10-17-2008, 06:41 PM
Quote:No, your right. I just found it interesting, but you called me out. I knew I shouldn't have posted it when I hit the Add Reply button and got that sinking feeling in the bottom of my stomach. No apologies, I'll just delete my post.It was one sided, but also interesting. The part that was poorly explained was the bit in the middle regarding the "wedge" between normal inflation rate and the inflation of prices in the housing market. That part is better understood in the context of the article I posted on China's affect on Western markets. One big factor in this mess is China's currency manipulation and its subsequent effect on US (World) Trade. After the tech stock bubble burst, the Fed lowered interest rates to historic lows, and kept them low for over a year. The US treasury trying to keep up with the deficit, also capped 30 year bonds, and started pressing people into 20 year and shorter Treasury bonds.

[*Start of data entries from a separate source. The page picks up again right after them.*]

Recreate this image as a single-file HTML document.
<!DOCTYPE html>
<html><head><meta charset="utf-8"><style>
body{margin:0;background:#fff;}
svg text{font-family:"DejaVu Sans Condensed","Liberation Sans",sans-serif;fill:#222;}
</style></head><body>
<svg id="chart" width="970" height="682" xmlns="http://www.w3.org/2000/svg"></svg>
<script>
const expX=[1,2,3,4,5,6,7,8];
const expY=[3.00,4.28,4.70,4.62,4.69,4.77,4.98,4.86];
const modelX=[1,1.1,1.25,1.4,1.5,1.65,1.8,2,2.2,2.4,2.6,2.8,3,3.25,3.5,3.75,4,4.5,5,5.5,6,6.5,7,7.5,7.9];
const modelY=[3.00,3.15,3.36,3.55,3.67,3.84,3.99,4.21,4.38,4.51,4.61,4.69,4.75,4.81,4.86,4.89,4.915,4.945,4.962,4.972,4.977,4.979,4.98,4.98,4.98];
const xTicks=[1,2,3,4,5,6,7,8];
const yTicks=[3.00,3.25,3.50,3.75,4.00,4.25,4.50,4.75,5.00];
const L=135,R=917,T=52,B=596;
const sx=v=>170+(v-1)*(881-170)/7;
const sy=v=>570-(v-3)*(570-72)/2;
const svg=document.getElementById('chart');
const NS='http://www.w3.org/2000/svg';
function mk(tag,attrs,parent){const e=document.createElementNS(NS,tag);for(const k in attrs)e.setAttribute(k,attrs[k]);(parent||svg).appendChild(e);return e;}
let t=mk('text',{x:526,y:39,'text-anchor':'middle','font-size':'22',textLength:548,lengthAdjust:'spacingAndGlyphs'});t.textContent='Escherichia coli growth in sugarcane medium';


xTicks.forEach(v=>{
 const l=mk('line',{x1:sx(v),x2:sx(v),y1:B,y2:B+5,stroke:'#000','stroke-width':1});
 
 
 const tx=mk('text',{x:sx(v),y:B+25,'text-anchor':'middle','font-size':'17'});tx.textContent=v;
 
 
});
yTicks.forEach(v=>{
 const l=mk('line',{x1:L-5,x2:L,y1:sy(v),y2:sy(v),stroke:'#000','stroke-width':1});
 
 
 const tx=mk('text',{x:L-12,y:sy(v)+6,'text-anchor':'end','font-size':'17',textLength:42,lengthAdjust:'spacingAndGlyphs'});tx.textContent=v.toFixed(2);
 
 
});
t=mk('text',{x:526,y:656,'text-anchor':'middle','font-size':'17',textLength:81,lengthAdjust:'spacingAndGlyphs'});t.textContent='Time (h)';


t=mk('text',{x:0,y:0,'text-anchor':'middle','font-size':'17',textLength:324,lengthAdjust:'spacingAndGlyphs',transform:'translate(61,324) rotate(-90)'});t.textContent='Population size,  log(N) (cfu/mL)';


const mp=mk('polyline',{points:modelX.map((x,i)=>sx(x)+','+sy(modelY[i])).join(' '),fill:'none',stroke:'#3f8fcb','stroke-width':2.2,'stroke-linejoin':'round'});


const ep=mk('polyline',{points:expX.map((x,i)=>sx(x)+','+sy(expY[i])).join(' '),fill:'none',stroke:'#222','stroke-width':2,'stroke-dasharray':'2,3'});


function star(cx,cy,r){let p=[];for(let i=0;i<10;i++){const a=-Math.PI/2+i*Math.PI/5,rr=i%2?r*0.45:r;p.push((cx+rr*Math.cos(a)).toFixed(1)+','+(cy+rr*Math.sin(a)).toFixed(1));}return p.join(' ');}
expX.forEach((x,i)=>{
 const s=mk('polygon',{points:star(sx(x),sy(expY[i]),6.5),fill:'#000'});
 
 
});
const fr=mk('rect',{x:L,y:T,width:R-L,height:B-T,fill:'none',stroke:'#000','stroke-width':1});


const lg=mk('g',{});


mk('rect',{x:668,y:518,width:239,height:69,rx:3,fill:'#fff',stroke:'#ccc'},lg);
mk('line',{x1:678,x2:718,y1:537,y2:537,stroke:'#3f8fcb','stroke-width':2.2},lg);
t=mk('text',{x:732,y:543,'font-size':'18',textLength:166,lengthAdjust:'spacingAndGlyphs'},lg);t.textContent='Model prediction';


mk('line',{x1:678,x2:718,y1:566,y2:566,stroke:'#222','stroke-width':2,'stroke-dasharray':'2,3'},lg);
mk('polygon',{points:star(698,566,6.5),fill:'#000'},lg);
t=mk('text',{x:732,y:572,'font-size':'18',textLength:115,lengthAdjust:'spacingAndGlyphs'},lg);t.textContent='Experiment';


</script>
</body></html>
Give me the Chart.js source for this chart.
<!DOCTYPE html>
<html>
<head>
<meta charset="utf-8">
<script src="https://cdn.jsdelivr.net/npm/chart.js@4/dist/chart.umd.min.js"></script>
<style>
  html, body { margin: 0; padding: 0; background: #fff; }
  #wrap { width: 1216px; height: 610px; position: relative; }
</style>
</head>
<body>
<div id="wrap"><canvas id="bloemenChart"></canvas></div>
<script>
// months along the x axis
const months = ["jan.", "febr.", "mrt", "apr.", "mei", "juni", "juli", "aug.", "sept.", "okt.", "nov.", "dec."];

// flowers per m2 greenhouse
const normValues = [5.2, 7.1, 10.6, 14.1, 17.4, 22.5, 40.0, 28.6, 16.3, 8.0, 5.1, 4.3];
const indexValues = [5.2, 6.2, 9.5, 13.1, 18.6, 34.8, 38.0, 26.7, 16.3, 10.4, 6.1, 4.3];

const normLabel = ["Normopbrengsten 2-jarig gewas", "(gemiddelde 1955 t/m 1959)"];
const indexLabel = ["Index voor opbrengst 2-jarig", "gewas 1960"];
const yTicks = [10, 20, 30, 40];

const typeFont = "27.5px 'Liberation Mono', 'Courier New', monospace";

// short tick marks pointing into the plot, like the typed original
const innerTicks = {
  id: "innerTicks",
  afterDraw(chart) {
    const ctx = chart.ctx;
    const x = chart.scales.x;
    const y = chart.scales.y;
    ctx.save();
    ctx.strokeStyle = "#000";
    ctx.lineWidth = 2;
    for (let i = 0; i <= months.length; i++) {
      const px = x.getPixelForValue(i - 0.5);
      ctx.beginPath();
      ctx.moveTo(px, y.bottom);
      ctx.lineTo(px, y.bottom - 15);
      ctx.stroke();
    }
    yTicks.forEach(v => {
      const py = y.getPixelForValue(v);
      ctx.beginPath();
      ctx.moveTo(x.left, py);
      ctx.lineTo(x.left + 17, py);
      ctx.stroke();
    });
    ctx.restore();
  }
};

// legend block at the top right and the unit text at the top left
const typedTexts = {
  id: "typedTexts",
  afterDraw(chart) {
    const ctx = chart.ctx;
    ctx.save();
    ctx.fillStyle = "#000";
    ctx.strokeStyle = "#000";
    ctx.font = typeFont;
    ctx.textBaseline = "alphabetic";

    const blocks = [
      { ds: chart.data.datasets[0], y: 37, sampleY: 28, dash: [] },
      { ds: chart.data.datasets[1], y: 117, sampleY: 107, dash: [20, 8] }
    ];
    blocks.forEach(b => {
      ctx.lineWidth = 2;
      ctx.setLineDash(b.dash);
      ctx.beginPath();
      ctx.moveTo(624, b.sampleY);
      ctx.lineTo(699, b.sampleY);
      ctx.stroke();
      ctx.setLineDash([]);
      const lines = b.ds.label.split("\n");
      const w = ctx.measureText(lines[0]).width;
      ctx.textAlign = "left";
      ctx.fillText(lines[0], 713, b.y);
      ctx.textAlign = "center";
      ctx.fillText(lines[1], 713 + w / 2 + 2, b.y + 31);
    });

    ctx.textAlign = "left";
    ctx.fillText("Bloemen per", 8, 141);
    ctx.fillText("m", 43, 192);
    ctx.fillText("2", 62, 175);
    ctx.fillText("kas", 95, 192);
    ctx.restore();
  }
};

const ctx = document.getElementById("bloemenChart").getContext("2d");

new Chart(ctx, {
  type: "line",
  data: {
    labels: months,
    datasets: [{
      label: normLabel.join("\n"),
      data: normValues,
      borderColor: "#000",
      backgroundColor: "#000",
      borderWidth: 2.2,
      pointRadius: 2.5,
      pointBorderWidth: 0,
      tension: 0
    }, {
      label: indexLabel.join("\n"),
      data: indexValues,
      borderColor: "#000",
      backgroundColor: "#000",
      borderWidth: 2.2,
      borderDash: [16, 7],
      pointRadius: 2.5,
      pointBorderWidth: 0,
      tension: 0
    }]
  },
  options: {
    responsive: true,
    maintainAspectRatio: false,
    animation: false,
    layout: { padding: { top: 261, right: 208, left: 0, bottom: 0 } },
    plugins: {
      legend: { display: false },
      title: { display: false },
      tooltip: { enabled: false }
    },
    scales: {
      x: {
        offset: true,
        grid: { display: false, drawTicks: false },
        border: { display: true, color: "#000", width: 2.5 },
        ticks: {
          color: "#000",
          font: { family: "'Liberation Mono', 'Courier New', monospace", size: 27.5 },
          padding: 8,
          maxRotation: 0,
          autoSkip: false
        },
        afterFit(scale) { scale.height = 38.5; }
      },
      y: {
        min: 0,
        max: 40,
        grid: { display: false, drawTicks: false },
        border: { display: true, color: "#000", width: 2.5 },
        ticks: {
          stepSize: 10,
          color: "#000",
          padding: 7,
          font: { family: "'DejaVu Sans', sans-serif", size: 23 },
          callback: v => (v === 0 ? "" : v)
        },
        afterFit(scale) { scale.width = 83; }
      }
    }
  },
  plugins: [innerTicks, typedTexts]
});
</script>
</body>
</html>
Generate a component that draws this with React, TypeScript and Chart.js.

Then China, in it's attempt to fix the yuan to the dollar, bought billions in US treasury bonds. These combined issues made many bond investments seem either too risky or too low yielding, so tons of money flowed into GSE's.
The source of all this mess is ultimately unwise investments, and bad government, but also the US's unwillingness to rock the boat and call China to task for it's unfair currency manipulation throughout the past two decades. Bad government in this case was forcing banks to make sub prime loans, and unwillingness to reform Fannie and Freddie when they (Congress) knew it was a problem for a decade.